I love my black tea, and drink a lot of it. I cut the regular tea with decaf to keep my caffeine consumption down. I’ve developed quite a tea habit, and have gotten snobby as to the quality of stuff I drink. I like to order high grade loose-leaf black tea online, preferably Assam from India.
It has been a regular bitch trying to purchase a quality loose-leaf decaf black tea online. For several months there I just couldn’t find any, search though I might. I knew the pandemic had something to do with it, but this article describes in depth just how hard the tea industry in India was hit. It was a perfect storm of disruption, from the people picking at the plantations, through trucking and distribution.
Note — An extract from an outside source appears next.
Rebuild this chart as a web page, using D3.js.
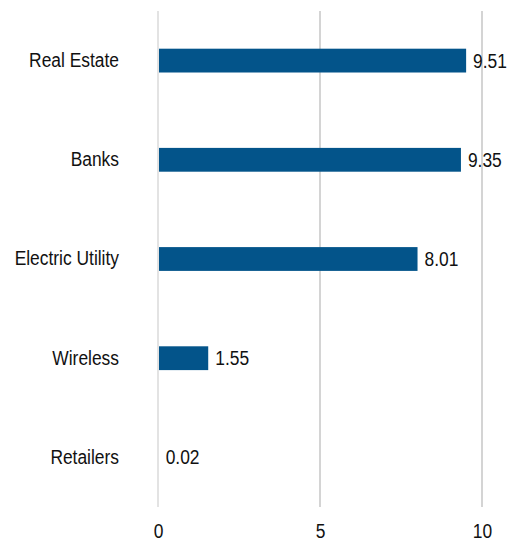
<!DOCTYPE html>
<html>
<head>
<meta charset="utf-8">
<script src="https://cdn.jsdelivr.net/npm/d3@7"></script>
<style>
  body { margin: 0; background: #fff; }
  svg text { font-family: "Liberation Sans", Arial, sans-serif; }
</style>
</head>
<body>
<svg id="chart" width="519" height="542"></svg>
<script>
const categories = ["Real Estate", "Banks", "Electric Utility", "Wireless", "Retailers"]
const values = [9.51, 9.35, 8.01, 1.55, 0.02]
const ticks = [0, 5, 10]

const width = 519, height = 542
const margin = { top: 11, right: 37, bottom: 35, left: 158 }
const fontSize = 20
const squeeze = 0.87 // original text is horizontally condensed

const svg = d3.select("#chart")

const x = d3.scaleLinear()
  .domain([0, 10])
  .range([margin.left, width - margin.right])

const y = d3.scaleBand()
  .domain(categories)
  .range([margin.top, height - margin.bottom])
  .paddingInner(0.76)
  .paddingOuter(0.38)

// gridlines
svg.append("g")
  .selectAll("line")
  .data(ticks)
  .join("line")
  .attr("x1", d => x(d)).attr("x2", d => x(d))
  .attr("y1", margin.top).attr("y2", height - margin.bottom)
  .attr("stroke", d => d === 0 ? "#d4d4d4" : "#bdbdbd")
  .attr("stroke-width", 1.3)

// bars (start just right of the zero line, like the original)
svg.append("g")
  .selectAll("rect")
  .data(values)
  .join("rect")
  .attr("x", x(0) + 1)
  .attr("y", (d, i) => y(categories[i]))
  .attr("width", d => Math.max(0, x(d) - x(0) - 1))
  .attr("height", y.bandwidth())
  .attr("fill", "#03548a")

// value labels
svg.append("g")
  .selectAll("text")
  .data(values)
  .join("text")
  .attr("transform", `scale(${squeeze},1)`)
  .attr("x", d => (x(d) + 7) / squeeze)
  .attr("y", (d, i) => y(categories[i]) + y.bandwidth() / 2)
  .attr("dy", "0.35em")
  .attr("font-size", fontSize)
  .attr("fill", "#111")
  .text(d => d.toFixed(2))

// category labels
const yAxis = svg.append("g")
  .attr("transform", `translate(${margin.left},0)`)
  .call(d3.axisLeft(y).tickSize(0).tickPadding(39))
yAxis.select(".domain").remove()
yAxis.selectAll("text")
  .attr("font-size", fontSize)
  .attr("fill", "#111")
  .attr("transform", `scale(${squeeze},1)`)
  .attr("x", -39 / squeeze)

// x axis labels
const xAxis = svg.append("g")
  .attr("transform", `translate(0,${height - margin.bottom})`)
  .call(d3.axisBottom(x).tickValues(ticks).tickSize(0).tickPadding(17).tickFormat(d3.format("d")))
xAxis.select(".domain").remove()
xAxis.selectAll("text")
  .attr("font-size", fontSize)
  .attr("fill", "#111")
  .attr("transform", `scale(${squeeze},1)`)
</script>
</body>
</html>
Yesterday I finally found the loose-leaf decaf I wanted through Amazon. But it was $62 for a pound!
The exact answer to this question is resisting an easy googling because you’re right, PCs and cars use different chips. The most obvious difference is that car chips are apparently just now getting to 32-bit while PC chips have been 64-bit for years.
Reading between the lines, based on the following article and others like it, I think the the issue is that the same manufacturing plants make both types of chips, and can only manufacture one at a time. That seems like a weird, unsatisfactory answer that can’t possibly be true, though, so maybe somebody else has more insight.
It seems weird to me that the same factory line would produce Toyota’s car chips as produce the chips for smartphones, cutting edge video cards, etc… That seems really inefficient but I’m a fully ignorant layperson.
You’re not kidding. Just this past week I bought a brand new 1050 ti for $370 including tax and shipping. The 1050 Ti was released in 2016 with an MSRP of $139. FIVE years ago!
The model I bought usually is marked up compared to MSRP so figure this exact model probably cost around $160, but again, this was back in 2016 when it was a brand new budget model card. And I just paid over double that in 2021.
You remember the lockdowns, with all non-essential workers staying at home? Well, all of those folks were doing something, and when they were staying at home, those things were going undone. So every product that’s considered “non-essential” was in short supply.
Now, for some of those things, there was also a decrease in demand, so it didn’t matter as much. But for others, there wasn’t.
Yeah. I lost my dog Duncan not too long ago. Cavalier King Charles spaniels were pretty expensive to begin. COVID seems to have caused a number of breeders to retire for some reason and demand has gone up. I finally found a breeder that has dogs that are breeding but they have a waiting list and puppies are starting at $5000 (to compare Duncan was $1500 ten years ago).
Bicycles are suddenly also a practical, safe form of transportation for those who are avoiding public transit because of infection risk. And you don’t have to pay to park them, either.